Aleksandr Konstantinovich Glazunov was the last important composer of the Russian national school founded by Mikhail Glinka. Glazunov studied principally with the eminent Russian composer Nikolay Rimsky-Korsakov. His work also shows the influence of the Hungarian composer Franz Liszt and the German composer Richard Wagner. Together with Rimsky-Korsakov, Glazunov completed the opera Prince Igor, which had been left unfinished by the Russian composer Aleksandr Borodin on his death. Glazunov taught at the St. Petersburg Conservatory between the years 1900 and 1906 and was its director until 1917. He left the Soviet Union and thereafter lived in Paris, except for a visit to the United States.

His compositions include eight symphonies, the symphonic poem, Stena Raz in, the ballets Raymond a and The Seasons; the Violin Concerto op. 82, chamber music, and music for piano and for voice. While pursuing law studies, Igor Stravinsky met Nicolai Rimsky-Korsakov, who advised the young man to study music. Stravinsky began studying with the famous Russian composer, and after Rimsky's death, never had another teacher.

His early works caught the imagination of ballet impresario Sergei Diaghilev, impresario of the famed Ballets Russes, who invited Stravinsky to compose a ballet. The result was the impressionistic Firebird, which was followed by the even more successful Petrushka. With his ballet The Rite of Spring and its representations of prehistoric pagan Russian rituals and sacrifice, Stravinsky's music ignited the most famous riot in the history of music. With its savage rhythms, absence of melody, and barbaric energy, The Rite of Spring marks the true beginnings of Twentieth Century music, and even today never fails to thrill or amaze listeners.

With the advent of World War I, the production of large, spectacular ballets became financially unfeasible. Stravinsky applied his imagination and the energetic rhythms of The Rite of Spring to the choral work Les Notes (The Wedding), a piece scored for only four pianos, percussion, and voices. A further reduction of instrumental forces followed with the musical fable L'histoire du soldat (The Story of a Soldier), which requires only a narrator and seven instrumentalists, after the model of the Dixieland Jazz combo. The story concerns a soldier returning from war, a violin (the soldier's soul), and the devil.

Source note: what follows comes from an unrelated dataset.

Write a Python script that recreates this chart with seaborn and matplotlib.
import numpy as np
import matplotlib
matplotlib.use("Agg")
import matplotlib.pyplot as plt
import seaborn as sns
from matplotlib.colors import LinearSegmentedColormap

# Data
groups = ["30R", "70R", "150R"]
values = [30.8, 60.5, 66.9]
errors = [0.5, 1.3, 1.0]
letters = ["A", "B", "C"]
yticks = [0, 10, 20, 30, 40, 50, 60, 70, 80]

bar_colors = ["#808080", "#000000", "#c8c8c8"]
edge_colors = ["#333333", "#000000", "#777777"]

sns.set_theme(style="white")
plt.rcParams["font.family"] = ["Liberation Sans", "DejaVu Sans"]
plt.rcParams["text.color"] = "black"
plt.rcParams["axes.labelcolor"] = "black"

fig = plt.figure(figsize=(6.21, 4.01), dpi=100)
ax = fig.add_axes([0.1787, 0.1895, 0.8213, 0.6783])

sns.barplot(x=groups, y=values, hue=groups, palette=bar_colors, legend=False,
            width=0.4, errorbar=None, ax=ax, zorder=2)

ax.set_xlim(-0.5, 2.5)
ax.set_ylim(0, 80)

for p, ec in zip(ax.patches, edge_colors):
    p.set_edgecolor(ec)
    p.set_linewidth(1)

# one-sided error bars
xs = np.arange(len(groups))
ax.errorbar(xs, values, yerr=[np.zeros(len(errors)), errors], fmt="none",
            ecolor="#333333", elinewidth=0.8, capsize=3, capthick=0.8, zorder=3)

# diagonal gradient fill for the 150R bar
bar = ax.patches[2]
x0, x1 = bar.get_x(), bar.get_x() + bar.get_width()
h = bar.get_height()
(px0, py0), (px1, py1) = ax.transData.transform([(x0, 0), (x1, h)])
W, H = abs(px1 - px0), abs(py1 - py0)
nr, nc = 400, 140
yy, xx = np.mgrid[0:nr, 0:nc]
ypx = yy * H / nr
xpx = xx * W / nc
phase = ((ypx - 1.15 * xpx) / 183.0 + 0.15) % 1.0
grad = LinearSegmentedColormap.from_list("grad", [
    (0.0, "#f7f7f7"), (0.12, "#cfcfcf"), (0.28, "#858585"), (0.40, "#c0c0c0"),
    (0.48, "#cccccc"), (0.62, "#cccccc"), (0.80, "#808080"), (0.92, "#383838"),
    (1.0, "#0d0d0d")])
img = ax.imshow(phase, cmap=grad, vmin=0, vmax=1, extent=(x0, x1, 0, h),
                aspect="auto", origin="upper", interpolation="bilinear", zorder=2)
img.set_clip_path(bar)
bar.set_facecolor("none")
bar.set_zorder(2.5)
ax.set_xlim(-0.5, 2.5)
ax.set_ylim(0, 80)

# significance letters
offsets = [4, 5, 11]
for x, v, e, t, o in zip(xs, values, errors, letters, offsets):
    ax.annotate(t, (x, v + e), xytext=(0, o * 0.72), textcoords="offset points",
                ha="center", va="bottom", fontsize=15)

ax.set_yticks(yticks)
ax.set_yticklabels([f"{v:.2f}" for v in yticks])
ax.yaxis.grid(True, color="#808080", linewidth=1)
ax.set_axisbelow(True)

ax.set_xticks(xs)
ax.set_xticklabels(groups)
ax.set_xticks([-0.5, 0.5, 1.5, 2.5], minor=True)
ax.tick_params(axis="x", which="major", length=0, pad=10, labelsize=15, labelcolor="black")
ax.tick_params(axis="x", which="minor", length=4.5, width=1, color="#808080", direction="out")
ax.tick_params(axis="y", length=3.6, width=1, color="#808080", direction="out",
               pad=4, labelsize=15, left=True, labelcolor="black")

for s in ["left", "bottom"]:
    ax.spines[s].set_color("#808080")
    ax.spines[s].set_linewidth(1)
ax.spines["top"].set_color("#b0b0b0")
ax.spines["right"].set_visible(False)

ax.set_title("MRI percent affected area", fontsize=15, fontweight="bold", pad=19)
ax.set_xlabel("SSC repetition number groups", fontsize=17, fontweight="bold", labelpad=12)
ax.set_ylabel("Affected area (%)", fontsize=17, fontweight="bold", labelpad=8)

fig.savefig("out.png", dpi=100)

In the end, of course, the devil is triumphant. In 1920, Stravinsky settled in Paris, and entered a period of neo-classicism, in which he composed music modeled on the styles and forms of Mozart and Haydn. Some of the works composed in this style are the opera-oratorio Oedipus Rex, the ballets Pulchinella and Apollon Musa g te, the Symphony of Psalms, and Stravinsky's only full-scale opera, The Rake's Progress. Stravinsky lived long enough to see himself internationally honored as the western world's greatest living composer.

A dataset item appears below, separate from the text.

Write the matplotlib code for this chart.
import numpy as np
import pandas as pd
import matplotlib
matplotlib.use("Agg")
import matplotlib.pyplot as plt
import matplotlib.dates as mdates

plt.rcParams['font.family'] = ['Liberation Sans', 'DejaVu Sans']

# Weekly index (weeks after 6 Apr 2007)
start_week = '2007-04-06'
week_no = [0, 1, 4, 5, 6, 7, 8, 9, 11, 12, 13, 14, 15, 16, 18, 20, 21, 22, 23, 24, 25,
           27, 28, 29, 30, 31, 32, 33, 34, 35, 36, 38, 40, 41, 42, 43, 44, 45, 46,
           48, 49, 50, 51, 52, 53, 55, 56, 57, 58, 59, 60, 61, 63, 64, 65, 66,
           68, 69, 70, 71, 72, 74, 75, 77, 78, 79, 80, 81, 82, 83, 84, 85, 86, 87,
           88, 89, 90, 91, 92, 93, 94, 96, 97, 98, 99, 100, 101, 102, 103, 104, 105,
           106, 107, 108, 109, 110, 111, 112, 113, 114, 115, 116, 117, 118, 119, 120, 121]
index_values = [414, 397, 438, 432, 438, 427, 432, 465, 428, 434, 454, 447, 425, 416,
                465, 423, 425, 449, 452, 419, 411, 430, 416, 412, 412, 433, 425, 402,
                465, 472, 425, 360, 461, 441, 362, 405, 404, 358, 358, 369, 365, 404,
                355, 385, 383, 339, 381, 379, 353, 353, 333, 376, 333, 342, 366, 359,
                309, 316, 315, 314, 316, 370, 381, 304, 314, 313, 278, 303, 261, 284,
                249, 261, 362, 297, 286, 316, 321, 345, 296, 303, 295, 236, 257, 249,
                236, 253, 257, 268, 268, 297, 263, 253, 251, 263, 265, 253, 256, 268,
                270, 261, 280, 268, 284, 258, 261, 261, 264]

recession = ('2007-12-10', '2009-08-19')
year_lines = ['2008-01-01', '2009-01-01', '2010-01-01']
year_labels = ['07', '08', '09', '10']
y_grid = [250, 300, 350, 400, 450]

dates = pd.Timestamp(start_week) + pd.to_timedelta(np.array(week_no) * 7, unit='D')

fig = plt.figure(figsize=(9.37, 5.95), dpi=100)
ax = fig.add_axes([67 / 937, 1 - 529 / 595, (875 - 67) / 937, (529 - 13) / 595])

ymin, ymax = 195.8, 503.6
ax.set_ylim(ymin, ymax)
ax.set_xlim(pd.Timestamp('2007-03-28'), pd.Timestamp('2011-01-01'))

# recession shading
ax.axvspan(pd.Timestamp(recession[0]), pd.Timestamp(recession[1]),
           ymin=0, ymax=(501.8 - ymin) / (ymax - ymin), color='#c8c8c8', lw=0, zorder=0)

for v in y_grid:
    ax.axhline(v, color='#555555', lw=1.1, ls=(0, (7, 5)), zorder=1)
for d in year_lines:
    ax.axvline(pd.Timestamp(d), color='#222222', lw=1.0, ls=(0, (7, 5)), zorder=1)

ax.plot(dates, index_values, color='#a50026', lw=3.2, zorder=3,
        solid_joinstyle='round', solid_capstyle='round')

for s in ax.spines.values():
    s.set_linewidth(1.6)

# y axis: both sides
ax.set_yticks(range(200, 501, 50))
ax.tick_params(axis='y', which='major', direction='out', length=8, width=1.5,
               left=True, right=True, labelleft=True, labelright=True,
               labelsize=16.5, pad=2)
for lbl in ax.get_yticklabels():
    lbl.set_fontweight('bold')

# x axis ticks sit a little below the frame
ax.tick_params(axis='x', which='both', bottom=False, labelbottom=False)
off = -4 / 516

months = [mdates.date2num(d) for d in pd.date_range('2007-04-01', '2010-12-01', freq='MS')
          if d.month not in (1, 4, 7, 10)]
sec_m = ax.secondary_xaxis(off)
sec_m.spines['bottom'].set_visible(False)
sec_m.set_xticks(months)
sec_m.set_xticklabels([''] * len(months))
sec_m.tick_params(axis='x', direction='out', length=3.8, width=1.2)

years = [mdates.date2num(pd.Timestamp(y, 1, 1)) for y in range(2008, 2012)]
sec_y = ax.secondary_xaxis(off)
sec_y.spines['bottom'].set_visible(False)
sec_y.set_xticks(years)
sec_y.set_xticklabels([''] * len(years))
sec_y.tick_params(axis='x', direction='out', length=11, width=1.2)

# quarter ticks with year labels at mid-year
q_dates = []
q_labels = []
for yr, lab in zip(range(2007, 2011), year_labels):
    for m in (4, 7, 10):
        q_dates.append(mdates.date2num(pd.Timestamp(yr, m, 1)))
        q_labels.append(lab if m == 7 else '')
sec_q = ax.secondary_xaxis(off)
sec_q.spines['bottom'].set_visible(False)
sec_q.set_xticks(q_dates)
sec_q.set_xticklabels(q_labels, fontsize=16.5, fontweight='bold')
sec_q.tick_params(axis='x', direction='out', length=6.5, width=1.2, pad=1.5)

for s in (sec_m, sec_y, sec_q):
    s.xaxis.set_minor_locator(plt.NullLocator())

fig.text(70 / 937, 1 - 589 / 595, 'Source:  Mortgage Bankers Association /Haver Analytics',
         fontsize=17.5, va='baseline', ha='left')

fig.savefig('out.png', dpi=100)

Serge Prokofiev's life and musical styles fall into three periods: the first being his formative years in Russia; the second, his years in Paris; and the third in which he returned to his homeland. The music of Prokofiev's first period is mostly of the primitive style brought about by the onslaught of Stravinsky's The Rite of Spring ballet. Prokofiev's music of this period utilizes driving rhythms and dissonant harmonies, and includes his first three piano concertos, and the ballet Ala and Lolly. Also from this period comes the "Classical" Symphony no. 1 in D major, written to convince his critics that he could, when he wanted, compose in the refined style of Mozart. Prokofiev's second period resulted in such works as the Symphonies 2, 3, and 4, two more piano concertos, the satirical opera The Love for Three Oranges (from which comes the famous March) and two more ballets. Many of Prokofiev's most famous compositions were written after he had returned to Russia in 1934.

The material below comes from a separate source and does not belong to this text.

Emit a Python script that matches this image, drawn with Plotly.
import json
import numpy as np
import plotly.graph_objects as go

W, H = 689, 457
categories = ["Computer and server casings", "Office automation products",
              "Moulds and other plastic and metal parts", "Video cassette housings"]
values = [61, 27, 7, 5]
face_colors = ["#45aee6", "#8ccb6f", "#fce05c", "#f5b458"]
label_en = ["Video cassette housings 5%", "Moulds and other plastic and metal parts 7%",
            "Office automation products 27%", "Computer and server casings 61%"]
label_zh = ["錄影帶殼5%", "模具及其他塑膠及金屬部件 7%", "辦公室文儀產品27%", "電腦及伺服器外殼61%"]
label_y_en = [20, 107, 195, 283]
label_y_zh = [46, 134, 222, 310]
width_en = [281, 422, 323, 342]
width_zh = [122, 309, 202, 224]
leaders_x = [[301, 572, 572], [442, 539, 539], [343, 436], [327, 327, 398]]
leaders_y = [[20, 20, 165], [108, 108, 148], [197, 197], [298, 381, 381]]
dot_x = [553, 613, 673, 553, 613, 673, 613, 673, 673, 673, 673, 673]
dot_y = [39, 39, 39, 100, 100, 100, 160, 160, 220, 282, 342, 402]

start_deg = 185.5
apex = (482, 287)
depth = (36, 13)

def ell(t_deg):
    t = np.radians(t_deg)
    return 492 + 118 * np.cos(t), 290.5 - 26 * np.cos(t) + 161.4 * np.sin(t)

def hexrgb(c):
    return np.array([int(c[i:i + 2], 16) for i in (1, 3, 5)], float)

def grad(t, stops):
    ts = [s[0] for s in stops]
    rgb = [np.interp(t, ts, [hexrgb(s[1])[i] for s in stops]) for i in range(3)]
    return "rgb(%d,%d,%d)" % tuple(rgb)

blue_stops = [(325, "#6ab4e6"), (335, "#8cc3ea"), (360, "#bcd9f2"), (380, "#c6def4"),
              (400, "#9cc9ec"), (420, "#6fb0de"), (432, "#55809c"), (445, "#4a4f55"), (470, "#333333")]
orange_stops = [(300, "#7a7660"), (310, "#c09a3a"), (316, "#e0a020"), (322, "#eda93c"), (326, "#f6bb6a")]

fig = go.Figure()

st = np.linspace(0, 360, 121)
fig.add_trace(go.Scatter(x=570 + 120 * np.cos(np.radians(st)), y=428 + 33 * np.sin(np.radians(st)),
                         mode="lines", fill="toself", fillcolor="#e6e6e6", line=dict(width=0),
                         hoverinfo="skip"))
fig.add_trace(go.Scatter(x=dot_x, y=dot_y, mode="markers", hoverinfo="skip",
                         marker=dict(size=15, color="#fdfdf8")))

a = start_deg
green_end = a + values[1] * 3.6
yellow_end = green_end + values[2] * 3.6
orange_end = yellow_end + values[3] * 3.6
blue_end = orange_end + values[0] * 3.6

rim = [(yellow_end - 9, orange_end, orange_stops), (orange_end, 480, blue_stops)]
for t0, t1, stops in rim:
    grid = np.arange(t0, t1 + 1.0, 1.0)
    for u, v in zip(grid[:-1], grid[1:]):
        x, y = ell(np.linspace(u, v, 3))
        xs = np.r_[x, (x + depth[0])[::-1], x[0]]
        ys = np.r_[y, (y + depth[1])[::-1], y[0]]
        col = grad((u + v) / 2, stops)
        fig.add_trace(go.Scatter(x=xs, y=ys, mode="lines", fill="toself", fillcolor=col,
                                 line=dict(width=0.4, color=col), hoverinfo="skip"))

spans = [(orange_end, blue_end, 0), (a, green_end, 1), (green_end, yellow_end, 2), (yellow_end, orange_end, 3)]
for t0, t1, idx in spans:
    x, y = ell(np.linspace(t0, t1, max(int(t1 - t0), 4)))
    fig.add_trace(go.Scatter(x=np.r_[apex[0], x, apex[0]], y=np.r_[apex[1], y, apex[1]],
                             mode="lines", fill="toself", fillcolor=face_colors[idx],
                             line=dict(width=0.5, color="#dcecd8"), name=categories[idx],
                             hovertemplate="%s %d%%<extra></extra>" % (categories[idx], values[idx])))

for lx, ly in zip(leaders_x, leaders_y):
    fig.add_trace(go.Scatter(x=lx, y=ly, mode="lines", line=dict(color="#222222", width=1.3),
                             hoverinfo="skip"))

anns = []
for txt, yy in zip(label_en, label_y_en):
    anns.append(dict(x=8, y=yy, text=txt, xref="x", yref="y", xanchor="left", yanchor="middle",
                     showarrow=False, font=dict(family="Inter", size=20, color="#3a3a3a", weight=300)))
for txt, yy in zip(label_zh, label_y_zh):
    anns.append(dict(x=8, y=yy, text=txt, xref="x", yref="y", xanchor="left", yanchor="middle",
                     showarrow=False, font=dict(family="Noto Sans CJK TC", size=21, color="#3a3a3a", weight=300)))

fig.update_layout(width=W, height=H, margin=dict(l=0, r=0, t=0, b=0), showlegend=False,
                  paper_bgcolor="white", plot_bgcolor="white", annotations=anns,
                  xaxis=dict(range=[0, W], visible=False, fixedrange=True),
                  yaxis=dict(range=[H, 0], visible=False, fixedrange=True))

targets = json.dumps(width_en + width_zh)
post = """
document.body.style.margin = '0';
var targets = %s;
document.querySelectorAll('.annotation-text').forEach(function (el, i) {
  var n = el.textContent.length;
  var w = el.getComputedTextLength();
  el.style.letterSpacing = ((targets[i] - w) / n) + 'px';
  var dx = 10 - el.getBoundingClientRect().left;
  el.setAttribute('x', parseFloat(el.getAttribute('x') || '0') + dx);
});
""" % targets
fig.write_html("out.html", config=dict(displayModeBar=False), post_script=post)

These include the children's story for orchestra and narrator, Peter and the Wolf, several film scores, one of the most popular ballets of the twentieth century, Romeo and Juliet, and his greatest symphony, the Symphony no. 5. In keeping with government dictates of the Stalin Regime, this music is more tonal, less dissonant, and conforms to classical styles, making them generally accessible to the public. Even so, Prokofiev was denounced in 1948 by the government as being "too modern" and he composed no more music for the remainder of his life. Unlike his countrymen, Dmitri Shostakovich opted to remain in Russia throughout his life. Stylistically, this meant that the composer was constantly bowing to the decrees of the Stalinist Regime, stunting his natural growth and tendencies in efforts to please the government. His symphonies, in particular, remain his best-known works.

Although many of them, in attempts to conform to the decrees of the government, contain pages of inflated heroism and bombast. One or two stand out as the composer's finest achievements. The Symphony no. 5, Op. 47, for example, shows what the composer could do to please Stalin, while at the same time may have been expressing the composer's true feelings about the difficulties of artistic life in Russia at the time. Although his vast output is variable in quality, Shostakovich was nevertheless able to compose some powerful and lasting works. He is known primarily for his fifteen symphonies and string quartets, as these are the works that contain much of his most original thought and expression.